● **What is needed**:
Across the entries, how many lines have the string "diagram" in them? Reply with only a number.

● **Extracted information**:
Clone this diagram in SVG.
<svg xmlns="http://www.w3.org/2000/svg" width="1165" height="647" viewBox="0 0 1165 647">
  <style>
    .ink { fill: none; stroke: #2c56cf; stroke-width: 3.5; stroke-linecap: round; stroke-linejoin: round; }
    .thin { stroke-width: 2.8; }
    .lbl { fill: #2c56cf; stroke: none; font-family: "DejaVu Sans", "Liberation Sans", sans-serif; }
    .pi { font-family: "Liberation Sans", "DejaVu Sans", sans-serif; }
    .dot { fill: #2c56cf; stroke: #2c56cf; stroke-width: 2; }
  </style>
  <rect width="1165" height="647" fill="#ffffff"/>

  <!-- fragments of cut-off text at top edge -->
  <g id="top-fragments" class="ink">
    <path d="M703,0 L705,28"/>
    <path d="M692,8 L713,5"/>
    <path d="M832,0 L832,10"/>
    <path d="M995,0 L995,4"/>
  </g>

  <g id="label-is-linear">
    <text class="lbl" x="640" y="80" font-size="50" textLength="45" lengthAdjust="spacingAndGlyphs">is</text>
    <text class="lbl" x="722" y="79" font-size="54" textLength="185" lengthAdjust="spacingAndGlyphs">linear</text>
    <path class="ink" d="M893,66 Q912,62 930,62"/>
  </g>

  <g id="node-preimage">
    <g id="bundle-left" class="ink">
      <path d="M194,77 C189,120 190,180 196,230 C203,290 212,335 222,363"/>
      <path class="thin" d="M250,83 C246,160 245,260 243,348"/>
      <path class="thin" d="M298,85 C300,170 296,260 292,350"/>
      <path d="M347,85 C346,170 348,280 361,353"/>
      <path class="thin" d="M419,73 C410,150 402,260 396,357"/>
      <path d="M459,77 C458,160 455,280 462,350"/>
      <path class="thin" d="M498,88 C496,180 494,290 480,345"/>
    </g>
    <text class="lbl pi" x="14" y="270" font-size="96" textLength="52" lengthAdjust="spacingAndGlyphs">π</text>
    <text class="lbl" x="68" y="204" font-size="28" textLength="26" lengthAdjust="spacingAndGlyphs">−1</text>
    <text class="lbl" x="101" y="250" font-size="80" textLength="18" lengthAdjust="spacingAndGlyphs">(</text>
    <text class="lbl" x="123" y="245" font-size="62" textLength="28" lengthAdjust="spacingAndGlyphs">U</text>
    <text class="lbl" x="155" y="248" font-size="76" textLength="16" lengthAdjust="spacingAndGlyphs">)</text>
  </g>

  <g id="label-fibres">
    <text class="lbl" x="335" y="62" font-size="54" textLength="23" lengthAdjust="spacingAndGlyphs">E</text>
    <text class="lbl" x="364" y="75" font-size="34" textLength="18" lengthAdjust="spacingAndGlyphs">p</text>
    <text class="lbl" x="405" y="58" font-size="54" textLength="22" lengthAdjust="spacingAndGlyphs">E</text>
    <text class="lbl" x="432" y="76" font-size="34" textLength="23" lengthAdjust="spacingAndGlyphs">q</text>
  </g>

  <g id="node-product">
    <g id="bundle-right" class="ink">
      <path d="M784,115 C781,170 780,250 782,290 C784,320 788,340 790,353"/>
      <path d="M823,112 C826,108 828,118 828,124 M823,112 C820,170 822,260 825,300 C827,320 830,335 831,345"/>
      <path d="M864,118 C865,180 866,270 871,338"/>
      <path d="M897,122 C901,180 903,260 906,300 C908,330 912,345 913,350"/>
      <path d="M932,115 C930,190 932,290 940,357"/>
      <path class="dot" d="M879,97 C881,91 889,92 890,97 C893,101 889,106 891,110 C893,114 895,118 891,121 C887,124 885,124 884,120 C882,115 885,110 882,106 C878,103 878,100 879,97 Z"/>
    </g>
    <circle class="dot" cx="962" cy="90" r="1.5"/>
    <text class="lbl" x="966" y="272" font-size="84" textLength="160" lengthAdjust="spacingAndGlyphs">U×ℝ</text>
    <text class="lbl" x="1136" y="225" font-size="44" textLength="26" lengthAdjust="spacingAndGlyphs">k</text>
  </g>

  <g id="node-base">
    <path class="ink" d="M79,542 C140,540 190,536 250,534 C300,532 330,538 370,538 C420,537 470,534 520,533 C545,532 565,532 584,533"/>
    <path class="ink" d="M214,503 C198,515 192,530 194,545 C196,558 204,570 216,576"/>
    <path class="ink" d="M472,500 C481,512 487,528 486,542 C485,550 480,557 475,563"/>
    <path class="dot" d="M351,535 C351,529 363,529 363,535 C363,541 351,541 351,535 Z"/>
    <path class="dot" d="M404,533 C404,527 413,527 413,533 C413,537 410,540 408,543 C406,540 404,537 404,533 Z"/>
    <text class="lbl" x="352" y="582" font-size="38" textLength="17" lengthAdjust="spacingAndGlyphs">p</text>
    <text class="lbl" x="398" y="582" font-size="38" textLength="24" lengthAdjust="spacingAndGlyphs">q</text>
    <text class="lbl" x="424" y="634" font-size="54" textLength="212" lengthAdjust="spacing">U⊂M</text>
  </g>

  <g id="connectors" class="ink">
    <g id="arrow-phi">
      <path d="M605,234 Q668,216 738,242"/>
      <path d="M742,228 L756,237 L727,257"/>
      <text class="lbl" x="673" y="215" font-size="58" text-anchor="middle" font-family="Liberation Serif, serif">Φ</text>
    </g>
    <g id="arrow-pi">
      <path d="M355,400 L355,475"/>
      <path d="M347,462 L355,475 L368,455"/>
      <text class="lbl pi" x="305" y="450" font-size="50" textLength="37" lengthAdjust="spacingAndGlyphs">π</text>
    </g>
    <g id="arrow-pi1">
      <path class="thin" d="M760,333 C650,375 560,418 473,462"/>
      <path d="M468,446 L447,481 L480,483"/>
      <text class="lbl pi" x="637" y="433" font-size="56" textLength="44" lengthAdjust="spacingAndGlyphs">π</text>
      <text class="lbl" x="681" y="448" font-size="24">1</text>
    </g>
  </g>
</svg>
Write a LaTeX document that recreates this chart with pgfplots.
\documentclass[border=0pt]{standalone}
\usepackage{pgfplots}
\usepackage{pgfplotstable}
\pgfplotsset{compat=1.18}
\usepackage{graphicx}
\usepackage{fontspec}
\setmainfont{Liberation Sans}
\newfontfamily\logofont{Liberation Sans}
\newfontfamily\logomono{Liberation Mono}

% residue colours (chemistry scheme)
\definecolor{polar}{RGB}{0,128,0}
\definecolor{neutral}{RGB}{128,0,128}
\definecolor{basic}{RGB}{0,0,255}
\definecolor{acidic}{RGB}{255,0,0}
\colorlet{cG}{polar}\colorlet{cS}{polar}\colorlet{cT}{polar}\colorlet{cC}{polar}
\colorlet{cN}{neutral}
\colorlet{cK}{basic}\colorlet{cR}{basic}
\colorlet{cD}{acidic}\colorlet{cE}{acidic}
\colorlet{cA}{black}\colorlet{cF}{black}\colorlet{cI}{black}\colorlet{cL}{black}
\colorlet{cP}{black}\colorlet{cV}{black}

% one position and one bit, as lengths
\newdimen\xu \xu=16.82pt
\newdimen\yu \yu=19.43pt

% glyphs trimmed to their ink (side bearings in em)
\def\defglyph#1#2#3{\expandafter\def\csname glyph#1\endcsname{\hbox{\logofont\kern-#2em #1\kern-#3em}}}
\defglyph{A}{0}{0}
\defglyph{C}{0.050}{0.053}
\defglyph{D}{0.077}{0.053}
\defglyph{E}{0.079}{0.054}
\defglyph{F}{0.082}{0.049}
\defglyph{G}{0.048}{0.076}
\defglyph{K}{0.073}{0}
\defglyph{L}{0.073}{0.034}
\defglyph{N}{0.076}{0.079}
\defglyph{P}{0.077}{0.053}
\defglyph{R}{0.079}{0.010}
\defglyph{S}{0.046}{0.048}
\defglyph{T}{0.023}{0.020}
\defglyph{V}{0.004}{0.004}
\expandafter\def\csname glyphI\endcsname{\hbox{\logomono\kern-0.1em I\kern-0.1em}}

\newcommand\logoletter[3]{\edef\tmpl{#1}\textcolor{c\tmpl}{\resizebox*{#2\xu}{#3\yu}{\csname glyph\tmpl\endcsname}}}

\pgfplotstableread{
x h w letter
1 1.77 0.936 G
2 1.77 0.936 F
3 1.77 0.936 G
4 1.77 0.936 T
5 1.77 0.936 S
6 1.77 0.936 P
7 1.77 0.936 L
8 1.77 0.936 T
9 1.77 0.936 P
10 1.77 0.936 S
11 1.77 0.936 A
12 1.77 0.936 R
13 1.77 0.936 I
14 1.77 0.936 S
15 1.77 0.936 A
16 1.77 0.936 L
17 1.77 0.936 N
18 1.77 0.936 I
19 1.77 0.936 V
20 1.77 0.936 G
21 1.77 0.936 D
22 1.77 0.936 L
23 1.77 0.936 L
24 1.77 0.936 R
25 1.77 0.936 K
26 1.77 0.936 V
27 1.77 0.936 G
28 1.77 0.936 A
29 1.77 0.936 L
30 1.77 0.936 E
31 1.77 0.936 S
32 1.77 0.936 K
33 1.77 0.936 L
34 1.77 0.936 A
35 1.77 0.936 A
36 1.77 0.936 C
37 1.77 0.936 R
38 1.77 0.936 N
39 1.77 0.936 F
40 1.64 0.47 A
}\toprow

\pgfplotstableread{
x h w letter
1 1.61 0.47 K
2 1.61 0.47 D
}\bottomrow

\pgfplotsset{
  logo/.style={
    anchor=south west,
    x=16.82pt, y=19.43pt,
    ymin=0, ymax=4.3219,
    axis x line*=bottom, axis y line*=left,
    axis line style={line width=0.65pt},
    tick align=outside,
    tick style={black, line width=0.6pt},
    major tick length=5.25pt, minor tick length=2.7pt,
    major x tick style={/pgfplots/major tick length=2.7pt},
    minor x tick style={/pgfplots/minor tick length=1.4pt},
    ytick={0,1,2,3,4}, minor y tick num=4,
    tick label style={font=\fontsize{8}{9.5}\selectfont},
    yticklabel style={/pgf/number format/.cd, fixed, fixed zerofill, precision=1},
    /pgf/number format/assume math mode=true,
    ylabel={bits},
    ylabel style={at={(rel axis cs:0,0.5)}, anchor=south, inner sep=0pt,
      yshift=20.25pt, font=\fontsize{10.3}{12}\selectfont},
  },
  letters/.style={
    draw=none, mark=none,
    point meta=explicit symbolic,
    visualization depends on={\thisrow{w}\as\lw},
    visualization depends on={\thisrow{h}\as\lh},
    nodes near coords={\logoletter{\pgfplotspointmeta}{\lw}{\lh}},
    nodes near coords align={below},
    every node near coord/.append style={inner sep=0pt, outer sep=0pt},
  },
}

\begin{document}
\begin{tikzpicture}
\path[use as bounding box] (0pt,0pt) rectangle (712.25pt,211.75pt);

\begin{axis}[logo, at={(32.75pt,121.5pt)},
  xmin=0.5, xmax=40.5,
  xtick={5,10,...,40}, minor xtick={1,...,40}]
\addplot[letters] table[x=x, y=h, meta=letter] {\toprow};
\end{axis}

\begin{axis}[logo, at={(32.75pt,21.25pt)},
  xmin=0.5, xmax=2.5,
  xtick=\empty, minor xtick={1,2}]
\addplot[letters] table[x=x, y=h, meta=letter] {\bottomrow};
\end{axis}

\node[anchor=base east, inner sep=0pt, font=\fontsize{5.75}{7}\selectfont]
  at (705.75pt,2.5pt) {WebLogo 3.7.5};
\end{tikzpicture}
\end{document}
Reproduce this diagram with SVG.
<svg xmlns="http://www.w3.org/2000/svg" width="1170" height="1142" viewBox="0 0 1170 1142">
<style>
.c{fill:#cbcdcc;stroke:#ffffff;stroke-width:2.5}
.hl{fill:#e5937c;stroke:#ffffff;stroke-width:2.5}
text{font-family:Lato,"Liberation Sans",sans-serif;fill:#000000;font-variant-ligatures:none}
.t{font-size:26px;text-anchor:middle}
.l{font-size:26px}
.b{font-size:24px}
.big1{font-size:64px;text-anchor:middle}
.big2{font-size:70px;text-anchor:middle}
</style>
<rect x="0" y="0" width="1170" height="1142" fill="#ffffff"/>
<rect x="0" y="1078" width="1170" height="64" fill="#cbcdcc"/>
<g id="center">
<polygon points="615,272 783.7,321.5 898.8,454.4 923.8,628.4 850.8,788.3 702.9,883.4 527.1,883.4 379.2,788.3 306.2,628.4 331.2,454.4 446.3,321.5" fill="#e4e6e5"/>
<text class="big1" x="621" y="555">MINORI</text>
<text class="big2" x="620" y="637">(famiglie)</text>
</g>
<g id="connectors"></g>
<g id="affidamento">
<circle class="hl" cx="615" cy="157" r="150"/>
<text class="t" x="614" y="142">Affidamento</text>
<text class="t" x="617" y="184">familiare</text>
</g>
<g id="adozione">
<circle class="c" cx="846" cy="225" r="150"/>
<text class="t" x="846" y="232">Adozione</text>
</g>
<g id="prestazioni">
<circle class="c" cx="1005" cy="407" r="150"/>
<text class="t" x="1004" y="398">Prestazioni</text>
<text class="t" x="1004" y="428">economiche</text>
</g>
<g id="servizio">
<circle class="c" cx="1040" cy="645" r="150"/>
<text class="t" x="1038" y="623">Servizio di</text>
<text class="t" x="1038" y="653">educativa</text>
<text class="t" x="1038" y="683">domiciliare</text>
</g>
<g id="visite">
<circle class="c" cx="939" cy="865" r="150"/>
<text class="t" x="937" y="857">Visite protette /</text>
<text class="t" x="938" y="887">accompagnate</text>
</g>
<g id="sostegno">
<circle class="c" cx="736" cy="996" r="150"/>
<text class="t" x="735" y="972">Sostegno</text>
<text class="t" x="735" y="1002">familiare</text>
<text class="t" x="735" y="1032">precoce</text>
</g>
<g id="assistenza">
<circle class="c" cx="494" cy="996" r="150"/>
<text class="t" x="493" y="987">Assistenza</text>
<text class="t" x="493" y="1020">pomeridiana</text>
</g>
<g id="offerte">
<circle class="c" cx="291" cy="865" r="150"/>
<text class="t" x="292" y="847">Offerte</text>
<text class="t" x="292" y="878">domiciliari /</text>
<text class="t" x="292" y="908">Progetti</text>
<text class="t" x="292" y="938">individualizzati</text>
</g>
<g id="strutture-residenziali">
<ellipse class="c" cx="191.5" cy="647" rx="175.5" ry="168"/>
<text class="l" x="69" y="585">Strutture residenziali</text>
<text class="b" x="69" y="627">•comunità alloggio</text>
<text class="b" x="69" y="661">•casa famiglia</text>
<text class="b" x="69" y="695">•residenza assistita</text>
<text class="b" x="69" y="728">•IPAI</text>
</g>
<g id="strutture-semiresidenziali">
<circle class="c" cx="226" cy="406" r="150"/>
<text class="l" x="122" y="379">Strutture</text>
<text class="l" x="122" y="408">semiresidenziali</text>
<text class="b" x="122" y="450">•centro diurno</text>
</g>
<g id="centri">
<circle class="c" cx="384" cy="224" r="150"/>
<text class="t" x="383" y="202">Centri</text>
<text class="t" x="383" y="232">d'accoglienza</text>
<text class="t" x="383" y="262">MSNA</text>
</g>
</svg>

● **Response to this task**:
2